Speaking at a summit on set-top box manufacturing, Deputy Minister of Communications, Dina Pule, said that the country had already missed its 50% digital broadcasting coverage target for the end of this financial year, and was currently only covering around 33%.
As such, she said, South Africa was unlikely to make its 80% coverage target for 2010, and its 100% coverage target for 2011, if it did not receive assistance from industry participants.
South Africa switched on the digital signal on October 30, last year, starting a dual-illumination period during which both the analogue and digital signals are broadcast simultaneously.
Communications Minister Siphiwe Nyanda noted that to achieve the analogue switch-off date deadline of November 1, 2011, the government and industry had to collectively face the challenges posed by the migration process.
Nyanda also called on industry to assist government in awareness campaigns, aimed at informing the public on how the new era of broadcasting would affect their lives.
“We of course, collectively again, have a responsibility of ensuring that as we move the country to a brand new world of broadcasting, we take along the entire population with us. It would be counter-productive for us, the role players, to bring into the country all these modern, state-of-the-art technologies, but fail to prepare the nation.”
Pule noted that despite the delay in consumer coverage, progress around the implementation of the digital migration had been made.
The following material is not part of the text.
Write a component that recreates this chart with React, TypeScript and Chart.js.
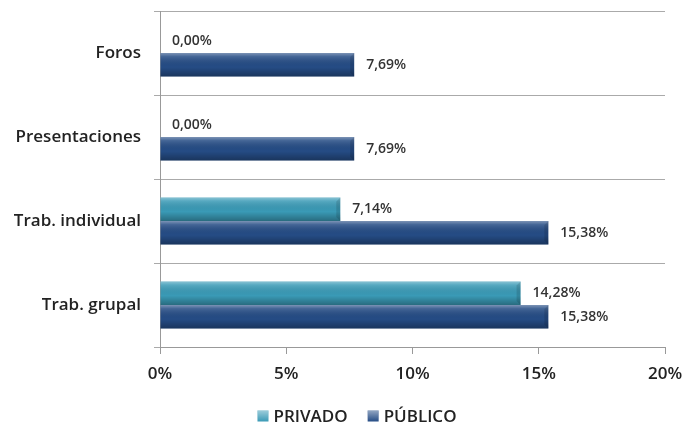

Since the switch on of the digital signal in 2008, the South African Broadcasting Corporation (SABC), M-net and E-tv have all run pilot projects in digital format.
Further, Cabinet has approved that five-million poor television household be subsidised on their set-top boxes, and an amount of R400-million had been set aside for this purpose.
The South African Bureau of Standards was also at the “final stages” of gazetting a standard for these boxes, she said.
“The set-top boxes for free-to-air services will have standardised operating systems prioritising security features, interoperability, addressability, and inter-connectability. In addition to facilitating e-government, these features enable disconnection of stolen boxes and reduce the possibility of an influx of boxes not manufactured or approved in South Africa, from flooding the market,” she added.
Nyanda added that the process of migrating from analogue to digital also presented economic and employment opportunities, and the digital decoder manufacturing strategy, which was currently being discussed at the summit, would form the cornerstone for sustainable growth in the sector.
He said that he hoped the strategy would also introduce new players which had been struggling to make a break-through into the market.
“This process will stimulate the growth of the economy in line with the objectives set by the National Industrial Policy.”
“My wish is to see the migration process playing a critical role in skills development, job creation and the transformation of the information and communication technology industry. The process must serve as a catalyst in efforts to meet our objectives to skill the youth and women of our country, and prepare them as agents of change in their communities, particularly those in the rural areas and with limited exposure to opportunities.”